More than a hundred residents testified Thursday on the issue of whether local grocery stores’ liquor permits should allow them to sell wine as well as beer.
House Bill 5918 could allow grocery stores to sell cider and wine manufactured by small wineries, unless the store is located within 1,000 feet of a package store.
The public forum lasted for over six hours. Advocates in favor of the change said current laws are outdated.
“As I traveled around the country, I often wondered why some states allowed wine to be sold in grocery stores and others did not. This led me to do some research, and I found that after prohibition ended, states were granted leave to decide what products were sold where,” Lisa G. Behan, of West Hartford, wrote in a testimony.
“At the time, Connecticut allowed only beer to be sold in grocery stores and designated package stores purveyors of the rest.

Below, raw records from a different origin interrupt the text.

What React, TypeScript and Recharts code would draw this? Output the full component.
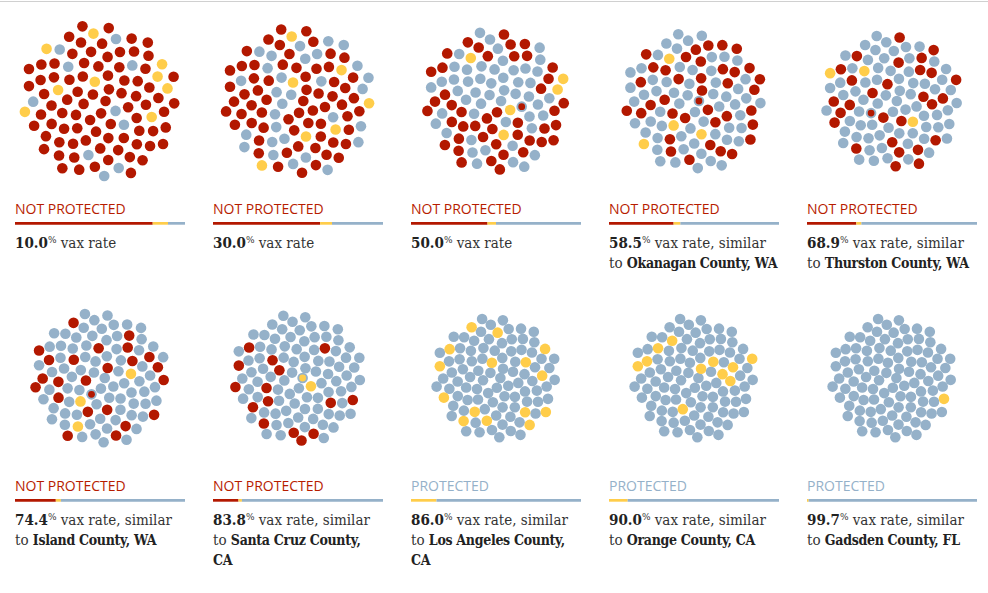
import React from 'react';
import { ScatterChart, Scatter, XAxis, YAxis, BarChart, Bar } from 'recharts';

// ---------- data ----------
const VAX_RATES = ['10.0', '30.0', '50.0', '58.5', '68.9', '74.4', '83.8', '86.0', '90.0', '99.7'];
const SIMILAR_COUNTIES = [
  '', '', '',
  'Okanagan County, WA',
  'Thurston County, WA',
  'Island County, WA',
  'Santa Cruz County,\nCA',
  'Los Angeles County,\nCA',
  'Orange County, CA',
  'Gadsden County, FL',
];
const STATUS_LABELS = [
  'NOT PROTECTED', 'NOT PROTECTED', 'NOT PROTECTED', 'NOT PROTECTED', 'NOT PROTECTED',
  'NOT PROTECTED', 'NOT PROTECTED', 'PROTECTED', 'PROTECTED', 'PROTECTED',
];
// one character per person (100 per community, centre outward):
// r = infected, y = unvaccinated but spared, b = vaccinated,
// z = first case (infected, outlined), w = first contact (spared, outlined)
const PEOPLE_P1 = 'rrrrrbyrrr' + 'rrrrrrrrbr' + 'rrrrrrrrrr' + 'yrrrrbrbrr' + 'rrrrrrryrb' + 'rrrrrrrrrr' + 'rrryrrbrrb' + 'rrbryryrbr' + 'rrrryrrrrr' + 'ybryrrrrrr';
const PEOPLE_P2 = 'rbrrbryrrb' + 'rrbrbrbrrr' + 'brryrrbrbr' + 'rrbrrbrrry' + 'rbrrrbrrbr' + 'yrrbrrrbrr' + 'rrbrbrrbrb' + 'brrryrbrrb' + 'rbrrbrrrby' + 'rrbrbrybrb';
const PEOPLE_P3 = 'bbrbbybrbb' + 'bbbzbrbbrb' + 'rbbybrbbrb' + 'brbrbbrbrb' + 'rbrbbrrbyb' + 'brrbrbbrrb' + 'rrbrbrrbrb' + 'rbrrbryrbr' + 'brrbrbbrrr' + 'rrbrrbryrb';
const PEOPLE_P4 = 'zbbrbrbrbb' + 'brrbrbbrrb' + 'ybbybbrbbr' + 'bbrbbrbrrb' + 'rrbbrbbbyb' + 'rbbrbbrbbr' + 'bbrbrrrbrb' + 'rbbbbbrbbr' + 'brbbrbrbyb' + 'rbrrrbbrbb';
const PEOPLE_P5 = 'bbbbbbrrbr' + 'rbzbbbbbyb' + 'brbbbbbbbb' + 'bbrbryrrrb' + 'bbbrbbbbbb' + 'rbbbbrbrrr' + 'bbbbbrbbbr' + 'bbrrbrbrbb' + 'rbbbbbbrbb' + 'brrbbbbryr';
const PEOPLE_P6 = 'bbbrrbbzbb' + 'bbbbbbbbbr' + 'yyrrbbbbrr' + 'bbbbbbbrrb' + 'bbbbbbrbbb' + 'bbbbbbbbrb' + 'bbyrrrbbbb' + 'bbrbbbrbrb' + 'bbrbbbbbbr' + 'bbbrrbrbrb';
const PEOPLE_P7 = 'wbbbbybbbr' + 'bbbbbbbbbb' + 'bbrbbrbbbb' + 'bbbrbbbrbr' + 'bbbbbbbbbb' + 'bbbbbbbbbb' + 'bbbbbbbrbb' + 'rbbbbrbrrb' + 'brbbbrbbbb' + 'brbrbbbbbb';
const PEOPLE_P8 = 'bbbbbbybbb' + 'bbbbbbbbbb' + 'bbbbbbbbby' + 'bbbbbbbbbb' + 'bybbbbbbby' + 'bbyybybbbb' + 'bbbbbbbbbb' + 'bbbbbybybb' + 'ybybyyybbb' + 'bbbbybbbbb';
const PEOPLE_P9 = 'bbbybbbbbb' + 'bbbbbbybbb' + 'bybbbbbbyb' + 'bbbbybbbbb' + 'bbybbbbbyb' + 'bbbbbbybbb' + 'bbbbybbbbb' + 'bbbbbbbbbb' + 'bbbbbybbbb' + 'bbbbbbbybb';
const PEOPLE_P10 = 'bbbbbbbbbb' + 'bbbbbbbbbb' + 'bbbbbbbbbb' + 'bbbbbbbbbb' + 'bbbbbbbbbb' + 'bbbbbbbbbb' + 'bbbbbbbbbb' + 'bbbbbbbbbb' + 'bybbbbbbbb' + 'bbbbbbbbbb';
const COMMUNITIES = [PEOPLE_P1, PEOPLE_P2, PEOPLE_P3, PEOPLE_P4, PEOPLE_P5, PEOPLE_P6, PEOPLE_P7, PEOPLE_P8, PEOPLE_P9, PEOPLE_P10];

// ---------- styles ----------
const RED = '#b31800';
const YELLOW = '#ffcd4a';
const BLUE = '#95b1c9';
const LABEL_RED = '#b71c00';
const SERIF = '"DejaVu Serif Condensed", "DejaVu Serif", serif';
const SANS = '"Open Sans", "Noto Sans", sans-serif';
const DOT_R = 5.3;
const GOLDEN = Math.PI * (3 - Math.sqrt(5));

type Pt = { x: number; y: number };

function layoutCommunity(people: string) {
  const n = people.length;
  const nRed = people.split('').filter((c) => c === 'r' || c === 'z').length;
  // infected people keep more distance from each other: packing radius grows with them
  const R = Math.sqrt(67 * nRed + 38.5 * (n - nRed));
  const groups: Record<string, Pt[]> = { r: [], y: [], b: [], z: [], w: [] };
  for (let i = 0; i < n; i++) {
    const rad = R * Math.sqrt((i + 0.5) / n);
    const th = i * GOLDEN;
    groups[people[i]].push({ x: rad * Math.cos(th), y: rad * Math.sin(th) });
  }
  return groups;
}

const Dot = (props: any) => <circle cx={props.cx} cy={props.cy} r={DOT_R} fill={props.fill} />;
const RingDot = (props: any) => (
  <g>
    <circle cx={props.cx} cy={props.cy} r={DOT_R} fill={BLUE} />
    <circle cx={props.cx} cy={props.cy} r={3.4} fill={props.fill} />
  </g>
);

const lineStyle: React.CSSProperties = { height: 20, lineHeight: '20px', whiteSpace: 'pre' };
const countyStyle: React.CSSProperties = { color: '#222', fontSize: 14, letterSpacing: -0.3 };

function Panel({ idx }: { idx: number }) {
  const people = COMMUNITIES[idx];
  const groups = layoutCommunity(people);
  const counts = {
    red: groups.r.length + groups.z.length,
    yellow: groups.y.length + groups.w.length,
    blue: groups.b.length,
  };
  const col = idx % 5;
  const row = Math.floor(idx / 5);
  const left = 198 * col;
  const top = 277 * row;
  const status = STATUS_LABELS[idx];
  const county = SIMILAR_COUNTIES[idx];
  const countyLines = county ? county.split('\n') : [];
  return (
    <>
      <div style={{ position: 'absolute', left, top: top + 1 }}>
        <ScatterChart width={200} height={200} margin={{ top: 0, right: 0, bottom: 0, left: 0 }}>
          <XAxis type="number" dataKey="x" domain={[-100, 100]} hide />
          <YAxis type="number" dataKey="y" domain={[-100, 100]} hide />
          <Scatter data={groups.b} fill={BLUE} shape={Dot} isAnimationActive={false} />
          <Scatter data={groups.y} fill={YELLOW} shape={Dot} isAnimationActive={false} />
          <Scatter data={groups.r} fill={RED} shape={Dot} isAnimationActive={false} />
          <Scatter data={groups.z} fill={RED} shape={RingDot} isAnimationActive={false} />
          <Scatter data={groups.w} fill={YELLOW} shape={RingDot} isAnimationActive={false} />
        </ScatterChart>
      </div>
      <div
        style={{
          position: 'absolute', left: left + 15, top: top + 201, fontFamily: SANS, fontSize: 14,
          lineHeight: '16px', color: status === 'PROTECTED' ? BLUE : LABEL_RED, whiteSpace: 'nowrap',
        }}
      >
        {status}
      </div>
      <div style={{ position: 'absolute', left: left + 15, top: top + 222 }}>
        <BarChart
          width={170} height={3} layout="vertical" data={[{ k: 'c', ...counts }]}
          margin={{ top: 0, right: 0, bottom: 0, left: 0 }} barCategoryGap={0}
        >
          <XAxis type="number" domain={[0, people.length]} hide />
          <YAxis type="category" dataKey="k" hide />
          <Bar dataKey="red" stackId="s" fill={RED} barSize={3} isAnimationActive={false} />
          <Bar dataKey="yellow" stackId="s" fill={YELLOW} barSize={3} isAnimationActive={false} />
          <Bar dataKey="blue" stackId="s" fill={BLUE} barSize={3} isAnimationActive={false} />
        </BarChart>
      </div>
      <div
        style={{
          position: 'absolute', left: left + 15, top: top + 233, width: 190, fontFamily: SERIF,
          fontSize: 15, color: '#333',
        }}
      >
        <div style={lineStyle}>
          <b style={{ color: '#222' }}>{VAX_RATES[idx]}</b>
          <span style={{ fontSize: 10, position: 'relative', top: -5 }}>%</span>
          {county ? ' vax rate, similar' : ' vax rate'}
        </div>
        {countyLines.map((ln, j) => (
          <div key={j} style={lineStyle}>
            {j === 0 ? 'to ' : ''}
            <b style={countyStyle}>{ln}</b>
          </div>
        ))}
      </div>
    </>
  );
}

export default function App() {
  return (
    <div style={{ position: 'absolute', left: 0, top: 0, width: 988, height: 593, background: '#fff', overflow: 'hidden' }}>
      <div style={{ position: 'absolute', left: 0, top: 1, width: 988, height: 1, background: '#d0d0d0' }} />
      {COMMUNITIES.map((_, i) => (
        <Panel key={i} idx={i} />
      ))}
    </div>
  );
}
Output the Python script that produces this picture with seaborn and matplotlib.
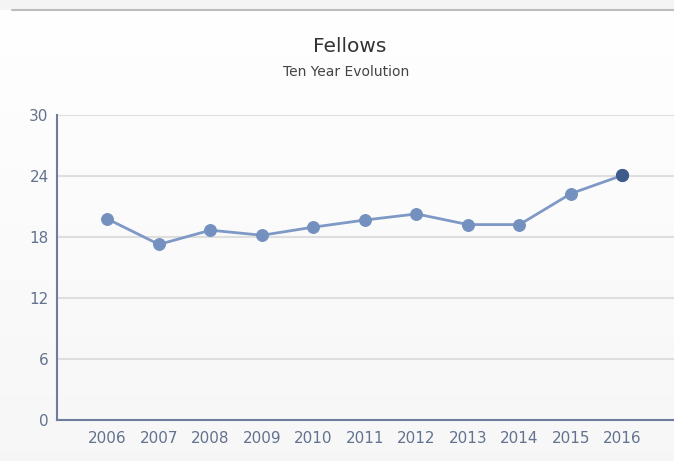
import numpy as np
import pandas as pd
import matplotlib
matplotlib.use('Agg')
import matplotlib.pyplot as plt
import seaborn as sns
from matplotlib.patches import Rectangle
from matplotlib.lines import Line2D

years = [2006, 2007, 2008, 2009, 2010, 2011, 2012, 2013, 2014, 2015, 2016]
fellows = [19.8, 17.3, 18.7, 18.2, 19.0, 19.7, 20.3, 19.25, 19.25, 22.3, 24.1]
y_ticks = [0, 6, 12, 18, 24, 30]

df = pd.DataFrame({'year': years, 'fellows': fellows})

sns.set_theme(style='white')
plt.rcParams['font.family'] = ['DejaVu Sans']

fig = plt.figure(figsize=(6.74, 4.61), dpi=100)
fig.patch.set_facecolor('white')

# soft background gradient (white at top, light grey at bottom)
bg = fig.add_axes([0, 0, 1, 1], zorder=-10)
grad = np.linspace(1.0, 0.968, 256).reshape(-1, 1)
bg.imshow(np.dstack([grad, grad, grad]), aspect='auto', extent=[0, 1, 0, 1],
          origin='upper')
bg.set_axis_off()

# top header band and separator line
fig.patches.append(Rectangle((0, 1 - 10 / 461), 1, 10 / 461, transform=fig.transFigure,
                             facecolor='#f4f4f4', edgecolor='none', zorder=-5))
fig.lines.append(Line2D([12 / 674, 1], [1 - 10.5 / 461] * 2, transform=fig.transFigure,
                        color='#bcbcbc', linewidth=1.5))

ax = fig.add_axes([57 / 674, 1 - 420.3 / 461, 1 - 57 / 674, (420.3 - 115.3) / 461])
ax.set_facecolor('none')

sns.lineplot(data=df, x='year', y='fellows', ax=ax, color='#7e99c6', linewidth=2,
             marker='o', markersize=8.5, markerfacecolor='#7390be',
             markeredgecolor='#7390be', zorder=3)
ax.plot(years[-1:], fellows[-1:], 'o', markersize=8.5, color='#3e5b8c', zorder=4)

ax.set_ylim(0, 30)
ax.set_xlim(2005.02, 2017.0)
ax.set_yticks(y_ticks)
ax.set_xticks(years)
ax.set_xlabel('')
ax.set_ylabel('')

ax.grid(axis='y', color='#dedede', linewidth=1.5)
ax.set_axisbelow(True)
for side in ['top', 'right']:
    ax.spines[side].set_visible(False)
for side in ['left', 'bottom']:
    ax.spines[side].set_color('#6d7d9c')
    ax.spines[side].set_linewidth(1.5)

ax.tick_params(axis='both', length=0, labelsize=11, labelcolor='#62728f')
ax.tick_params(axis='y', pad=6)
ax.tick_params(axis='x', pad=8)

fig.text(350 / 674, 1 - 46 / 461, 'Fellows', ha='center', va='center',
         fontsize=14.5, color='#333333')
fig.text(346 / 674, 1 - 72 / 461, 'Ten Year Evolution', ha='center', va='center',
         fontsize=10, color='#444444')

fig.savefig('out.png', dpi=100)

Much has changed since 1933, and it is befuddling to me that Connecticut, a state that prides itself on its progressive stances and liberal attitude, is still allowing the sale of alcohol to be dictated by an out of date blue law.”
Others agreed, adding that the sale of wine in grocery stores would be more convenient for residents.
“It’s ridiculous that time, money and gas are being wasted for the inconvenience of having to go to another store just to get a bottle of wine to have with dinner,” wrote Joseph Cansler, who said he’s been a state resident for nearly a decade. “Not only does this extra effort create an obvious inefficiency, it results in extra traffic on our roads, which in turn contributes to global warming and climate change.”
On the other hand, those in opposition argued that convenience isn’t an issue and that the bill would only hurt local business owners.
“We have 1,250 package stores — you can’t throw a rock without hitting one. What is the problem? Is it convenience? … In 22 years as a state representative, I never once heard a constituent say ‘Darn! I’m having difficulty getting a bottle of wine,’” said Larry Cafero, the executive director of Wine and Spirit Wholesalers of Connecticut and a former state representative. “If we take away that foot traffic [from package stores], we’re going to have a loss of business.”
Cafero added that advocates of the bill can’t argue on the basis of convenience, because a grocery store having a dry cleaners or hairdresser would also make life more easier, but that’s never been an argument or proposed legislation.
Connecticut remains one of eight states that doesn’t allow the sale of wine in grocery stores.